→ What is expected:
Look through the material below. Copy each line that contains the string "with".

→ Material supplied:
= = =
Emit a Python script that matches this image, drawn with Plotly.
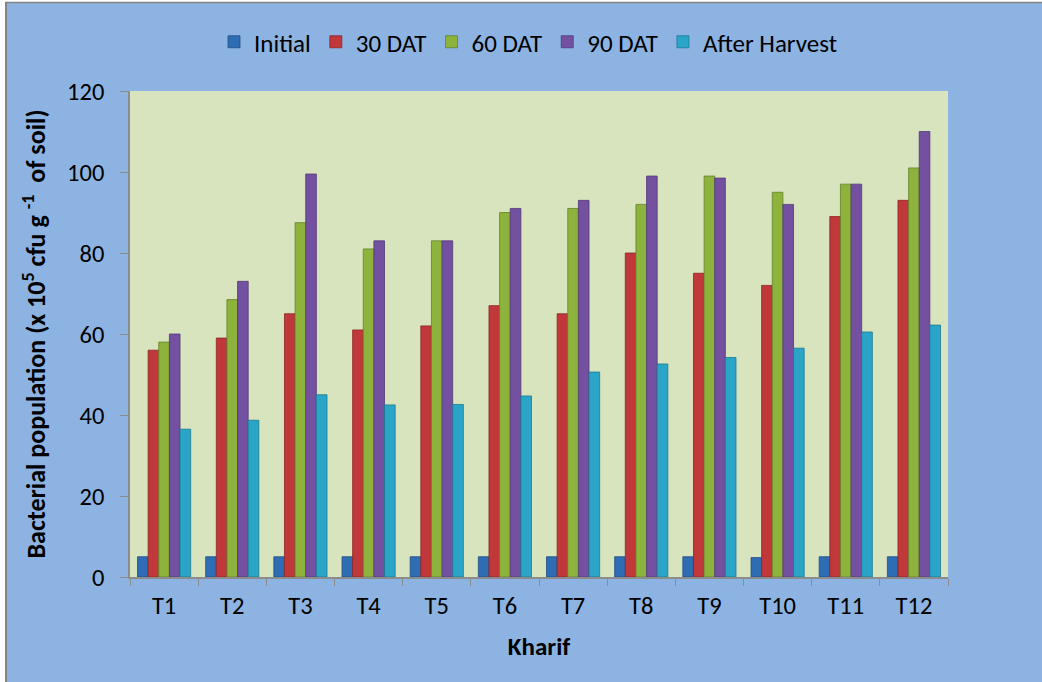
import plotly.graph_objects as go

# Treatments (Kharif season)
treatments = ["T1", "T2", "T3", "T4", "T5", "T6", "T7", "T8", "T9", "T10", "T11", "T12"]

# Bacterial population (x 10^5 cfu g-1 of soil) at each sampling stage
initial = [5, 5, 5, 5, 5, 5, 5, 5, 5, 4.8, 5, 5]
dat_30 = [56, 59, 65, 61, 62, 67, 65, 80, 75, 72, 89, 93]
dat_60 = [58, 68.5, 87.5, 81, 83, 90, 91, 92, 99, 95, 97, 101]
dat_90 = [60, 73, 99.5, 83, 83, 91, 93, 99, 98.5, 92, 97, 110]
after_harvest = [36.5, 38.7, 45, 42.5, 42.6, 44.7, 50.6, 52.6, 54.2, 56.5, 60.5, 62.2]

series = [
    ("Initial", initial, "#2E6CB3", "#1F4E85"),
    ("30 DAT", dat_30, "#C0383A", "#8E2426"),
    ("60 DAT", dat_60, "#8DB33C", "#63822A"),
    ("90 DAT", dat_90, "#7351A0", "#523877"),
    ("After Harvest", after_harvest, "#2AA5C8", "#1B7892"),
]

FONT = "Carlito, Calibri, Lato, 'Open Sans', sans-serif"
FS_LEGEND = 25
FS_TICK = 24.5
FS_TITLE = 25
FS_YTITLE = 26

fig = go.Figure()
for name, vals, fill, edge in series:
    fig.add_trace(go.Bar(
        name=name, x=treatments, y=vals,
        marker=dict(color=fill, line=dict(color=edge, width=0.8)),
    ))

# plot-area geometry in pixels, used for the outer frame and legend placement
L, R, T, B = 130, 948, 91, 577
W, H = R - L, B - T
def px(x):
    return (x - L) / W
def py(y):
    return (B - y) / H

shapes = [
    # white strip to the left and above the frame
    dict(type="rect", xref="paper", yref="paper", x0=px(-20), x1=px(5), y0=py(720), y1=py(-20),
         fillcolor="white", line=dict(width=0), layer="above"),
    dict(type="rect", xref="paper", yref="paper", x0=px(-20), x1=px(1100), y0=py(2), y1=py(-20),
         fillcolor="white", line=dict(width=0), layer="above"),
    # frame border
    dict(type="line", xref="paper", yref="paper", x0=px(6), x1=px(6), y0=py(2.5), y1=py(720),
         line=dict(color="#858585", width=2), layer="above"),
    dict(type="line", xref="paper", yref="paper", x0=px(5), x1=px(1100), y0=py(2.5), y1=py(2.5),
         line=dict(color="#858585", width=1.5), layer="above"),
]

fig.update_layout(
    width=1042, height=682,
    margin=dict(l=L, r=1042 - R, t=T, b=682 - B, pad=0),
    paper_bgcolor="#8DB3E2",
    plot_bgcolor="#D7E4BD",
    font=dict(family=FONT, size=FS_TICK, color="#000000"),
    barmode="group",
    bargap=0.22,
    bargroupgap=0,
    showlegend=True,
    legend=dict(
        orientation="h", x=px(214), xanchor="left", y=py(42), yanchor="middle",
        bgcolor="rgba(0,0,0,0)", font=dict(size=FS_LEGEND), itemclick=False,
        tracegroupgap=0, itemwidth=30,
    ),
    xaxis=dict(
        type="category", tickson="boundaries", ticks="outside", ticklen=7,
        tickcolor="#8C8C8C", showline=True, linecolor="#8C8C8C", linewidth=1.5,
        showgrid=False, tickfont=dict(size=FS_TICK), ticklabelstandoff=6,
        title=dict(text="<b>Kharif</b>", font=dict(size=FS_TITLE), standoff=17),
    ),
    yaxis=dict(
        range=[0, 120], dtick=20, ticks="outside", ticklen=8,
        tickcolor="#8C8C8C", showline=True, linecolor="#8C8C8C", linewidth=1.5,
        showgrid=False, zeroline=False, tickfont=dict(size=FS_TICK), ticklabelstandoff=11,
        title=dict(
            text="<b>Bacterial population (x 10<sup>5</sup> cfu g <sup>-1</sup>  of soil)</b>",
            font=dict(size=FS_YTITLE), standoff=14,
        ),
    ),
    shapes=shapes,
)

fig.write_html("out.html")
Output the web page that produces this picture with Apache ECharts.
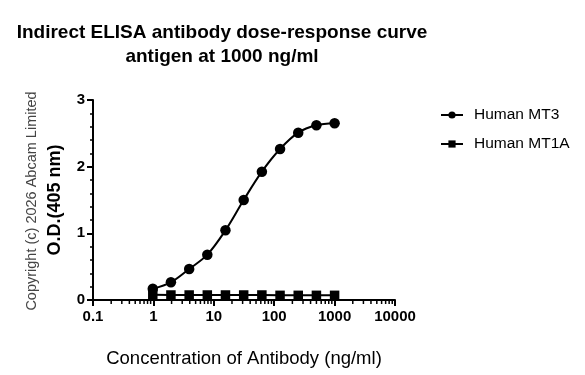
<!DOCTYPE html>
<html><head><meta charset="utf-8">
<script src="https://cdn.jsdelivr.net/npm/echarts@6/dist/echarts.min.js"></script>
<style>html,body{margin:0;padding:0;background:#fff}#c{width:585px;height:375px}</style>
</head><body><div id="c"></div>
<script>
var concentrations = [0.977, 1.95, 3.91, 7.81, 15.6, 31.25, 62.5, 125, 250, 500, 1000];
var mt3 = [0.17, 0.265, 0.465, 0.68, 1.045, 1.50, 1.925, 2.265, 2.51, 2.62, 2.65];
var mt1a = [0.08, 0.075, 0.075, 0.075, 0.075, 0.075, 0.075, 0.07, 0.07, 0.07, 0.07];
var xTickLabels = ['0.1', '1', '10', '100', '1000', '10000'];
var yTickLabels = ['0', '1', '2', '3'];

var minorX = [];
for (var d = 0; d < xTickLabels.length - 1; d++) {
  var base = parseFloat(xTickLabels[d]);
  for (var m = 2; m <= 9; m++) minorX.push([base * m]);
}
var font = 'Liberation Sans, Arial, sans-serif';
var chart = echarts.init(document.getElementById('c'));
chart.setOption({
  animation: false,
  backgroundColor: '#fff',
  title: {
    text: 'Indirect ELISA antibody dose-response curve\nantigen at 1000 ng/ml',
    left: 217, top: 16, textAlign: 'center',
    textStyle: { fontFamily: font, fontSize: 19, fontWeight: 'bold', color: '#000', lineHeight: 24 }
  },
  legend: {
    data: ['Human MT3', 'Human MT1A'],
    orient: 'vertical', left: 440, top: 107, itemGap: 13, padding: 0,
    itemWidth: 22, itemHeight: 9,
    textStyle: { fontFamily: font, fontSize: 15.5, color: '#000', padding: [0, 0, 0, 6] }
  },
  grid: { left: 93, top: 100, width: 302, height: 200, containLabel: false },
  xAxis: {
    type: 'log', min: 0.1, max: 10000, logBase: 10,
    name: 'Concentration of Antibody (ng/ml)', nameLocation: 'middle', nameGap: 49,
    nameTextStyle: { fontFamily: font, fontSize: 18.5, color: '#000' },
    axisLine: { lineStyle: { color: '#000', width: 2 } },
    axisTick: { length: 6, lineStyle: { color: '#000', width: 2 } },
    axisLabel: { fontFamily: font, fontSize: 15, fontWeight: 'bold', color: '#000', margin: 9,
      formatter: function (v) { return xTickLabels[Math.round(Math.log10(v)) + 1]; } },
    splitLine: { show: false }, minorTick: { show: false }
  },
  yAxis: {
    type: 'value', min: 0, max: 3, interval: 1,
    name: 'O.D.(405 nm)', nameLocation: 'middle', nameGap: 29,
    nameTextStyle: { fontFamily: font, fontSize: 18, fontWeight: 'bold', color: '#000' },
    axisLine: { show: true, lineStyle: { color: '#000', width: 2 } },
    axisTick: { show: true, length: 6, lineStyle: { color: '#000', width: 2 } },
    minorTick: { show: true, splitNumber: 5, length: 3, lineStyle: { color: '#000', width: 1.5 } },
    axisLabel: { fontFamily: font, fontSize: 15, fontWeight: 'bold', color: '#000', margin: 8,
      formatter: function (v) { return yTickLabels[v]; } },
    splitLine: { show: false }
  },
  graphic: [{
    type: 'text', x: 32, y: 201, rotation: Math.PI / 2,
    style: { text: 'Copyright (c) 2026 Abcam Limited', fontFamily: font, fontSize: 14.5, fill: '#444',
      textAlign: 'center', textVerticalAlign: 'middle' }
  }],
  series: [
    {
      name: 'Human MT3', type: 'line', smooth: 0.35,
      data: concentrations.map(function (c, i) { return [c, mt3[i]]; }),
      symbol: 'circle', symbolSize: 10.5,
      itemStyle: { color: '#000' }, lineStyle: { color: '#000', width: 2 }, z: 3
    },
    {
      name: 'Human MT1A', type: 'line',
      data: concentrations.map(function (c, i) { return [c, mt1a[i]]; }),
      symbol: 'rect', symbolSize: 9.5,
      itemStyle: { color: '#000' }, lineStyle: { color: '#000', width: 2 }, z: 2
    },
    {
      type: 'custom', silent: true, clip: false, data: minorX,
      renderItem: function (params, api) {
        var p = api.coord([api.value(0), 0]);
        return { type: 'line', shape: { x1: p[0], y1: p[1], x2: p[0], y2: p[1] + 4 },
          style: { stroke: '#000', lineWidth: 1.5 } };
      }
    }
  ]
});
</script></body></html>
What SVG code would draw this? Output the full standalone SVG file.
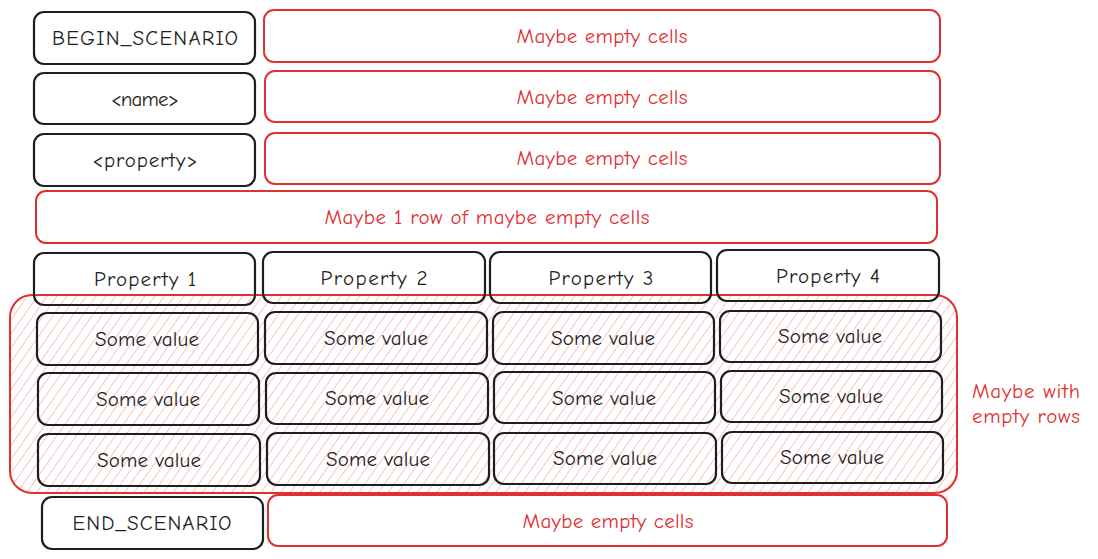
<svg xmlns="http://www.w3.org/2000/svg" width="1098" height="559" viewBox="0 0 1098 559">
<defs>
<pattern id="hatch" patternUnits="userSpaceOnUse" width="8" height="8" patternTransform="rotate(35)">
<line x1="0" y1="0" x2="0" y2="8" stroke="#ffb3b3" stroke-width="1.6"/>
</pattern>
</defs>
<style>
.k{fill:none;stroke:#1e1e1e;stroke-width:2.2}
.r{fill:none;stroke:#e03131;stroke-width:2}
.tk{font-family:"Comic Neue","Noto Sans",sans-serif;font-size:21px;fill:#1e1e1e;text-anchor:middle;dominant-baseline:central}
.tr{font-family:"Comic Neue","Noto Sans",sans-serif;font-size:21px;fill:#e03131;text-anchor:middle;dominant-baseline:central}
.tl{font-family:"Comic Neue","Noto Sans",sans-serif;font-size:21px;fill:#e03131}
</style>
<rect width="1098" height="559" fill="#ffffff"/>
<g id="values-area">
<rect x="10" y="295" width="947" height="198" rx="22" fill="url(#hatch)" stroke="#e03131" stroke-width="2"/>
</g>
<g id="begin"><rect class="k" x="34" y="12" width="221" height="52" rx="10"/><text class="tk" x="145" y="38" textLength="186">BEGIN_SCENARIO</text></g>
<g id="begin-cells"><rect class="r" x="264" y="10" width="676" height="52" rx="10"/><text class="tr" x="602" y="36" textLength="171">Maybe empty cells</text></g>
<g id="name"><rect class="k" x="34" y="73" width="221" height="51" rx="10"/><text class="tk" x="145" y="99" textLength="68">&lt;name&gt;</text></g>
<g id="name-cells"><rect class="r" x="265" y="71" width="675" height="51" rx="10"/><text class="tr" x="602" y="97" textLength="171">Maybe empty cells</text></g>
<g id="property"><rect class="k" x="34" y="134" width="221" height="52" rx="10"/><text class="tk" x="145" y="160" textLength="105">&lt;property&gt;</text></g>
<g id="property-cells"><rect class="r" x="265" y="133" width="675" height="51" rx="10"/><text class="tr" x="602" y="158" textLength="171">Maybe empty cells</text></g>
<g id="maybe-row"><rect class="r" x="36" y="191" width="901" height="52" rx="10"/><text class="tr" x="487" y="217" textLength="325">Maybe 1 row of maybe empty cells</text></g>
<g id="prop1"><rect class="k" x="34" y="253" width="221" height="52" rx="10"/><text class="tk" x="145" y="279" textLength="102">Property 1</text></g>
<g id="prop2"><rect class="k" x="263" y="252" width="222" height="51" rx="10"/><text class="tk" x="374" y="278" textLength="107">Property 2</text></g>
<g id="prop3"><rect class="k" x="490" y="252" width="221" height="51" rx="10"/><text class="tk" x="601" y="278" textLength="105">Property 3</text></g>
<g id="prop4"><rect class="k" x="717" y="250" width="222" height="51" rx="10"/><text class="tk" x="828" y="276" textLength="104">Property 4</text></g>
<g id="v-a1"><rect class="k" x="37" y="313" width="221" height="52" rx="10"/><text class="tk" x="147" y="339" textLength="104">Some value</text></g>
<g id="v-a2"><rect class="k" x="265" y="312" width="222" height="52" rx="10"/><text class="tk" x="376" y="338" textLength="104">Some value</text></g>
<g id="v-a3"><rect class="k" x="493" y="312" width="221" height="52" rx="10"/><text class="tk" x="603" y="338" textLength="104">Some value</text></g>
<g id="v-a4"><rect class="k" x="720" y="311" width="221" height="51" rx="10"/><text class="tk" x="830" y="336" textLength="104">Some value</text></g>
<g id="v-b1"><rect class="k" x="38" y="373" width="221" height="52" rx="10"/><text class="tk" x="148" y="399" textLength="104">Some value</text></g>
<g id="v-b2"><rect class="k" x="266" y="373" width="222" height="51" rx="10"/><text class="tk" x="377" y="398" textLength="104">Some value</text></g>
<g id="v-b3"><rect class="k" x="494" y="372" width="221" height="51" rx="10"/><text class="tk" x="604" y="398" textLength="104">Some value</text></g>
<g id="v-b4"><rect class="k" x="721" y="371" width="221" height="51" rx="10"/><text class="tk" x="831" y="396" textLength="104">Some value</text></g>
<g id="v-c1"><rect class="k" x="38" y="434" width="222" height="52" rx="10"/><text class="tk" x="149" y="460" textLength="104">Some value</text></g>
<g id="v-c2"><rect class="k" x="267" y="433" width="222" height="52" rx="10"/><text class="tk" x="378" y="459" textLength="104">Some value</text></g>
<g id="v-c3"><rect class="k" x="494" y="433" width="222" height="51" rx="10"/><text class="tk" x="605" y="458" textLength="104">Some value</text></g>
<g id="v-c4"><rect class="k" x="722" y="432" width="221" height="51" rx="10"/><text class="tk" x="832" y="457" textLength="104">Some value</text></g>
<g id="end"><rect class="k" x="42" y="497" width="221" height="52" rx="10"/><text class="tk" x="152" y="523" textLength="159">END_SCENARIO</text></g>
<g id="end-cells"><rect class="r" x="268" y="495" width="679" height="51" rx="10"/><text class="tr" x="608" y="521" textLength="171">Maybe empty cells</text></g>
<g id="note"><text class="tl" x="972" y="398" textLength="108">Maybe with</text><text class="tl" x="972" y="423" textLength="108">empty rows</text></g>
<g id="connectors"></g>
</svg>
= = =
→ Worked solution:
Emit a Python script that matches this image, drawn with Plotly.
Output the web page that produces this picture with Apache ECharts.
<g id="note"><text class="tl" x="972" y="398" textLength="108">Maybe with</text><text class="tl" x="972" y="423" textLength="108">empty rows</text></g>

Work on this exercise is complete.